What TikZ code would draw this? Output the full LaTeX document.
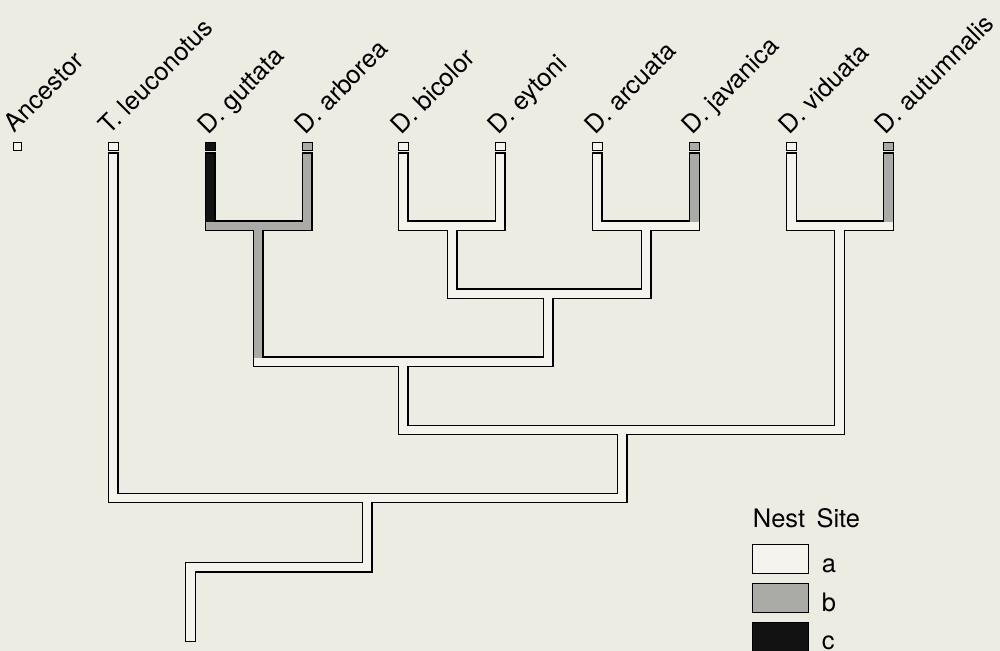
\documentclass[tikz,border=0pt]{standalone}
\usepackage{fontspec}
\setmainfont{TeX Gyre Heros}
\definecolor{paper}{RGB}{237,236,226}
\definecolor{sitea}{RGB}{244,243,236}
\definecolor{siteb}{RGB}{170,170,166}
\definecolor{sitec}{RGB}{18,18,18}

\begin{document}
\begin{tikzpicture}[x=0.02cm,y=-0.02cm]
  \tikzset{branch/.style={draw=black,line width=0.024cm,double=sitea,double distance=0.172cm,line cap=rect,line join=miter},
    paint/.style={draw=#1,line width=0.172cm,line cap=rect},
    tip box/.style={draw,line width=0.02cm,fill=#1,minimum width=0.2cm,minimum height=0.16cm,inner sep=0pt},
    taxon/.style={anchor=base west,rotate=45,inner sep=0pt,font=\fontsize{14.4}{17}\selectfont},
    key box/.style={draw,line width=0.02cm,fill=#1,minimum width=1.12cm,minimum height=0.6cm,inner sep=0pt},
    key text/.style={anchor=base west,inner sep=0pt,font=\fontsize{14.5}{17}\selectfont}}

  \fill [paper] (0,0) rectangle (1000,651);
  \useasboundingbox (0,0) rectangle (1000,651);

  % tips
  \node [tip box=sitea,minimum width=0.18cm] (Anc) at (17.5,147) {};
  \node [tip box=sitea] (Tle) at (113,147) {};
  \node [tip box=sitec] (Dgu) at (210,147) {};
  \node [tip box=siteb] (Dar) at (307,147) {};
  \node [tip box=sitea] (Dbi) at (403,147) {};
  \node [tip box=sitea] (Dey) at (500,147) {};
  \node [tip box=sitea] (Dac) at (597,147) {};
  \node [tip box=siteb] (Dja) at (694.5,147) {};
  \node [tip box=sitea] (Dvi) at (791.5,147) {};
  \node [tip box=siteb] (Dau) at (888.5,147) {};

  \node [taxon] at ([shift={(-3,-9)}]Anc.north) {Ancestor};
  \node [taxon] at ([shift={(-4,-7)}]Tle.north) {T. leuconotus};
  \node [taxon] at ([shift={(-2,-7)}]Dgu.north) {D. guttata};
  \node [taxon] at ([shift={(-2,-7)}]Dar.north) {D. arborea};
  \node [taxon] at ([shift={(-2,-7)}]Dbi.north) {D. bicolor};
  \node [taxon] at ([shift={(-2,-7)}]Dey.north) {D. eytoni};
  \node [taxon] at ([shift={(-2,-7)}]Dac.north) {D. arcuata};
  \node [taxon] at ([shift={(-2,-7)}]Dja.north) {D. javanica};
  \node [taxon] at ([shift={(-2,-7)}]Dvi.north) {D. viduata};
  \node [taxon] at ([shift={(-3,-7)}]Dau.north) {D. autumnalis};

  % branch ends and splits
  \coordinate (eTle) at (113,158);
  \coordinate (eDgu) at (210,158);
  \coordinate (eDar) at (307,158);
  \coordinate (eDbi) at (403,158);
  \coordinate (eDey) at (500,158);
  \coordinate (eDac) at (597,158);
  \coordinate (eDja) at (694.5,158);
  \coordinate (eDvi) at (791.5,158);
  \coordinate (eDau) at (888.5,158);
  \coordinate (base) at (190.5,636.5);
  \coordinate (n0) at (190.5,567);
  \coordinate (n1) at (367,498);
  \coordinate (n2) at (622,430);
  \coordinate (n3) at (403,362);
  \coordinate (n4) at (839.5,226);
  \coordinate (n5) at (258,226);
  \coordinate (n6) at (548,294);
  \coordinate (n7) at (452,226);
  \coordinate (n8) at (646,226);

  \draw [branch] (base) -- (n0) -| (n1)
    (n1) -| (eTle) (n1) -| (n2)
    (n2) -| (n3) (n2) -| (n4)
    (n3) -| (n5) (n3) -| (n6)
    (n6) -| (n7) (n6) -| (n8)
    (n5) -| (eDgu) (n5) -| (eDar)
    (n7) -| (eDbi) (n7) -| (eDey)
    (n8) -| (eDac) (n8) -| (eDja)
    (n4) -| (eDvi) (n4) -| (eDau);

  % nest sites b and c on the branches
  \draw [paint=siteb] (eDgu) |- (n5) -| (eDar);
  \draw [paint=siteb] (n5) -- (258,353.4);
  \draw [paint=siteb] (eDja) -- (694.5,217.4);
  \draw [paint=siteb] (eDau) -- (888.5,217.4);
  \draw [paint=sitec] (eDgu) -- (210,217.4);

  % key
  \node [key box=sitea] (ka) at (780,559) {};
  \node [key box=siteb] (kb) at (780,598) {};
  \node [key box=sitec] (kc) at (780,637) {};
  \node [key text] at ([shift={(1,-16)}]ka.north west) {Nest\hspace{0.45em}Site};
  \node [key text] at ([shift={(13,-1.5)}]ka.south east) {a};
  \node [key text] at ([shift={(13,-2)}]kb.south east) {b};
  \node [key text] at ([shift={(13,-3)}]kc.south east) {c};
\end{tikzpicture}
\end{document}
────────
## Required task
In the data above, please extract the lines from the first one through the line with "[tip box=siteb] (Dau)", exactly, and keep pictures out.

## Written reply
What TikZ code would draw this? Output the full LaTeX document.
\documentclass[tikz,border=0pt]{standalone}
\usepackage{fontspec}
\setmainfont{TeX Gyre Heros}
\definecolor{paper}{RGB}{237,236,226}
\definecolor{sitea}{RGB}{244,243,236}
\definecolor{siteb}{RGB}{170,170,166}
\definecolor{sitec}{RGB}{18,18,18}

\begin{document}
\begin{tikzpicture}[x=0.02cm,y=-0.02cm]
  \tikzset{branch/.style={draw=black,line width=0.024cm,double=sitea,double distance=0.172cm,line cap=rect,line join=miter},
    paint/.style={draw=#1,line width=0.172cm,line cap=rect},
    tip box/.style={draw,line width=0.02cm,fill=#1,minimum width=0.2cm,minimum height=0.16cm,inner sep=0pt},
    taxon/.style={anchor=base west,rotate=45,inner sep=0pt,font=\fontsize{14.4}{17}\selectfont},
    key box/.style={draw,line width=0.02cm,fill=#1,minimum width=1.12cm,minimum height=0.6cm,inner sep=0pt},
    key text/.style={anchor=base west,inner sep=0pt,font=\fontsize{14.5}{17}\selectfont}}

  \fill [paper] (0,0) rectangle (1000,651);
  \useasboundingbox (0,0) rectangle (1000,651);

  % tips
  \node [tip box=sitea,minimum width=0.18cm] (Anc) at (17.5,147) {};
  \node [tip box=sitea] (Tle) at (113,147) {};
  \node [tip box=sitec] (Dgu) at (210,147) {};
  \node [tip box=siteb] (Dar) at (307,147) {};
  \node [tip box=sitea] (Dbi) at (403,147) {};
  \node [tip box=sitea] (Dey) at (500,147) {};
  \node [tip box=sitea] (Dac) at (597,147) {};
  \node [tip box=siteb] (Dja) at (694.5,147) {};
  \node [tip box=sitea] (Dvi) at (791.5,147) {};
  \node [tip box=siteb] (Dau) at (888.5,147) {};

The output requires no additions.